Schematic view of a padded node (v) in HDS \(\bar{H}=(H_0,H_1,\ldots ,H_3)\) of a weighted graph with diameter 8 [21]. Blue dashed circles denote the balls of center v and different radiuses. The gray circles specify the subsets which belong to partitions in different levels (darker circles belong to lower-level partitions) (color figure online)

In 2003, Fakcharoenphol et al. [50] proposed a randomized algorithm to generate a random HDS in which a minimum quotient of nodes are asymptotically guaranteed to be \(\alpha \)-padded with high probability (\(\alpha \le 1/8\)). The main idea of this algorithm is to construct the ith-level partitions by dividing each \((i+1)^{th}\)-level set \(S\in H_{i+1}\) into smaller subsets \(S_{1}, S_{2},\ldots \) such that there exists no node \(r\in S_{j}\) such that r is further than \(\delta _i\) from an S’s special member called its representative. Value of \(\delta _i\) is chosen randomly in the interval \([2^{i-2},2^{i-1})\). For more details, see Algorithm 1 [21].⁷

Finally, we define the Hierarchical Decomposition Tree (HDT) which is the main data structure utilized for the novel \(\mathcal {ORED}\) algorithm and is constructed based on the HDS \(\bar{H}\). HDT is an h-level tree where its ith level nodes are the members of \(H_i\) (for every \(i=0,1,\ldots ,h\)) and any ith level tree node \(S\in H_i\) is connected to its parent \(S'\in H_{i+1}\) in upper-level (\(i+1\)) if \(S\subseteq S'\).

1.2 Construcing the oblivious routing scheme

First, we show how Algorithm 2 constructs the oblivious routing scheme (mentioned in [21]) which plays the main role in simplification of the couple optimization problems mentioned in Section II by placing more restrictions on the problems, shrinking their feasible areas, and subsequently reducing the computational complexity of them so that their solutions become computationally feasible.

Algorithm 2 gets the weighted graph \(\mathcal {G}\) as its input and returns function \( \mathbb {S}:\{G_i\}_1^n\times \{F_i\}_1^q\mapsto \mathcal {P}(E) \) which represents the oblivious routing scheme and specifies a path⁸ in graph \(\mathcal {G}\) for every pair of source-sink nodes.
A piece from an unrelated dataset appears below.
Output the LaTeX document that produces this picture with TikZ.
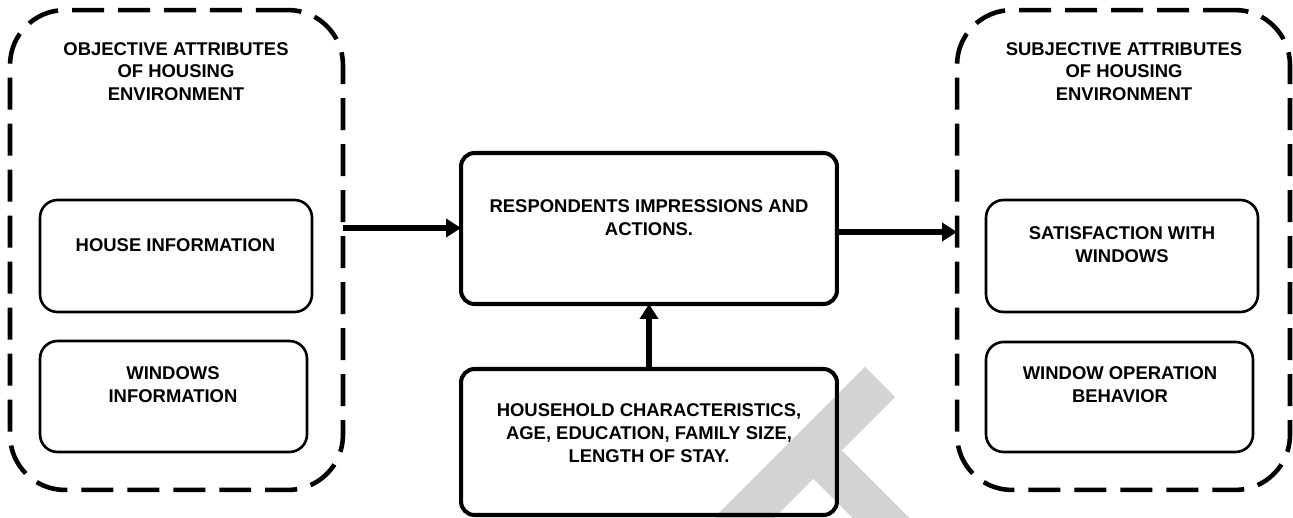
\documentclass[tikz,border=0pt]{standalone}
\usepackage{fontspec}
\setmainfont{Liberation Sans}
\usetikzlibrary{positioning,arrows.meta}
\definecolor{wmgray}{RGB}{211,211,211}
\tikzstyle{group}   = [draw, line width=2.6pt, dash pattern=on 0.64cm off 0.28cm, rounded corners=1.1cm, inner sep=0pt, outer sep=0pt]
\tikzstyle{infobox} = [draw, line width=1.5pt, rounded corners=0.35cm, inner sep=0pt, outer sep=0pt]
\tikzstyle{mainbox} = [draw, line width=2.3pt, rounded corners=0.27cm, inner sep=0pt, outer sep=0pt]
\tikzstyle{boxtext} = [align=center, inner sep=0pt, font=\fontsize{10.5}{13}\selectfont\bfseries]
\tikzstyle{arrow}   = [line width=3.4pt, -{Triangle[length=0.3cm, width=0.36cm]}]

\begin{document}
\begin{tikzpicture}[x=0.02cm, y=-0.02cm,
		wmband/.style={wmgray, line width=0.85cm}]

	\useasboundingbox (0,0) rectangle (1293,517);

	% watermark behind the boxes
	\begin{scope}
		\clip (0,0) rectangle (1293,517);
		\draw[wmband] (880,382) -- (730,532);
		\draw[wmband, line width=0.8cm] (812,449) -- (905,542);
	\end{scope}

	% the two groups
	\node[group, minimum width=6.66cm, minimum height=9.6cm] (objective) at (176.5,250) {};
	\node[group, minimum width=6.66cm, minimum height=9.6cm] (subjective) at (1123.5,250) {};

	\node[boxtext] (objtitle) at (176,71.5) {OBJECTIVE ATTRIBUTES\\OF HOUSING\\ENVIRONMENT};
	\node[boxtext] (subjtitle) at (1124,71.5) {SUBJECTIVE ATTRIBUTES\\OF HOUSING\\ENVIRONMENT};

	% inner boxes
	\node[infobox, minimum width=5.44cm, minimum height=2.24cm] (house) at (176,256) {};
	\node[infobox, minimum width=5.34cm, minimum height=2.22cm] (wininfo) at (173.5,396.5) {};
	\node[infobox, minimum width=5.44cm, minimum height=2.24cm] (satisf) at (1122,256) {};
	\node[infobox, minimum width=5.34cm, minimum height=2.2cm] (winop) at (1119.5,397) {};

	\node[boxtext] (housetxt) at (175.5,245) {HOUSE INFORMATION};
	\node[boxtext] (wininfotxt) at (173,385) {WINDOWS\\INFORMATION};
	\node[boxtext] (satisftxt) at (1122,245) {SATISFACTION WITH\\WINDOWS};
	\node[boxtext] (winoptxt) at (1120,385) {WINDOW OPERATION\\BEHAVIOR};

	% middle column
	\node[mainbox, minimum width=7.52cm, minimum height=3.02cm] (respond) at (649,228.5) {};
	\node[mainbox, minimum width=7.52cm, minimum height=2.92cm] (household) at (649,442) {};

	\node[boxtext] (respondtxt) at (649,217.5) {RESPONDENTS IMPRESSIONS AND\\ACTIONS.};
	\node[boxtext] (householdtxt) at (649,433) {HOUSEHOLD CHARACTERISTICS,\\AGE, EDUCATION, FAMILY SIZE,\\LENGTH OF STAY.};

	\draw[arrow] (objective.east |- 0,228) -- (respond.west |- 0,228);
	\draw[arrow] (respond.east |- 0,232) -- (subjective.west |- 0,232);
	\draw[arrow] (household.north) -- (respond.south);
\end{tikzpicture}
\end{document}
The algorithm starts with generating \(27\log |V|\) random HDS’s utilizing randomized Algorithm 1. The reason for generating multiple random HDS’s is to assure the existence of at-least one HDS \(\bar{H}\) for every pair of nodes \(source\in G\) and \(sink\in F\). In fact, Iyengar et al. in [21] proved that the probability of existing at-least one \(\alpha \)-padding HDS among the \(c\log |V|\) HDS’s constructed by Algorithm 1 is more than \(1-e^{-\frac{(c-2)^2}{2c}}\) (for every \(\alpha \le 1/8\)). By considering \(c\ge 27\), the mentioned probability would be greater than \(1-10^{-5}\) which provides a reasonable theoretical guarantee that Algorithm 2 will find at-least one HDS for every source-sink pair.

After creating \(27\log |V|\) random HDS’s and their corresponding HDTs, Algorithm 2 runs its main loop in lines 5–11 for every pair of source-sink nodes. Assume T as the HDT corresponding to the \(\alpha \)-padding HDS of an arbitrary pair of source-sink nodes. Tree T would have a pair of leaves (level-zero nodes) corresponding to the source and sink (as \(\mathcal {G}\) is supposed to be a weighted graph of the weight function greater than one for every edge). Let p denote the only tree path connecting the mentioned leaves together. Finally, the resulted routing scheme is computed in line 11 where the path between source and sink nodes \(\mathbb {S}(source,sink)\) is obtained by projecting p on graph \(\mathcal {G}\). The projection of path p of HDT T on graph \(\mathcal {G}\) is defined in the following way:

Consider \(\gamma _e\) as the shortest path between the incident nodes of arbitrary edge \(e\in p\) in graph \(\mathcal {G}\). The projection of tree path p on the graph is obtained by concatenating all of the shortest paths \(\gamma _e\)s back to back. In the case that the concatenation result is not a simple path and has crossed some nodes more than once, the projected path will be the shortest simple path corresponding to the concatenation result.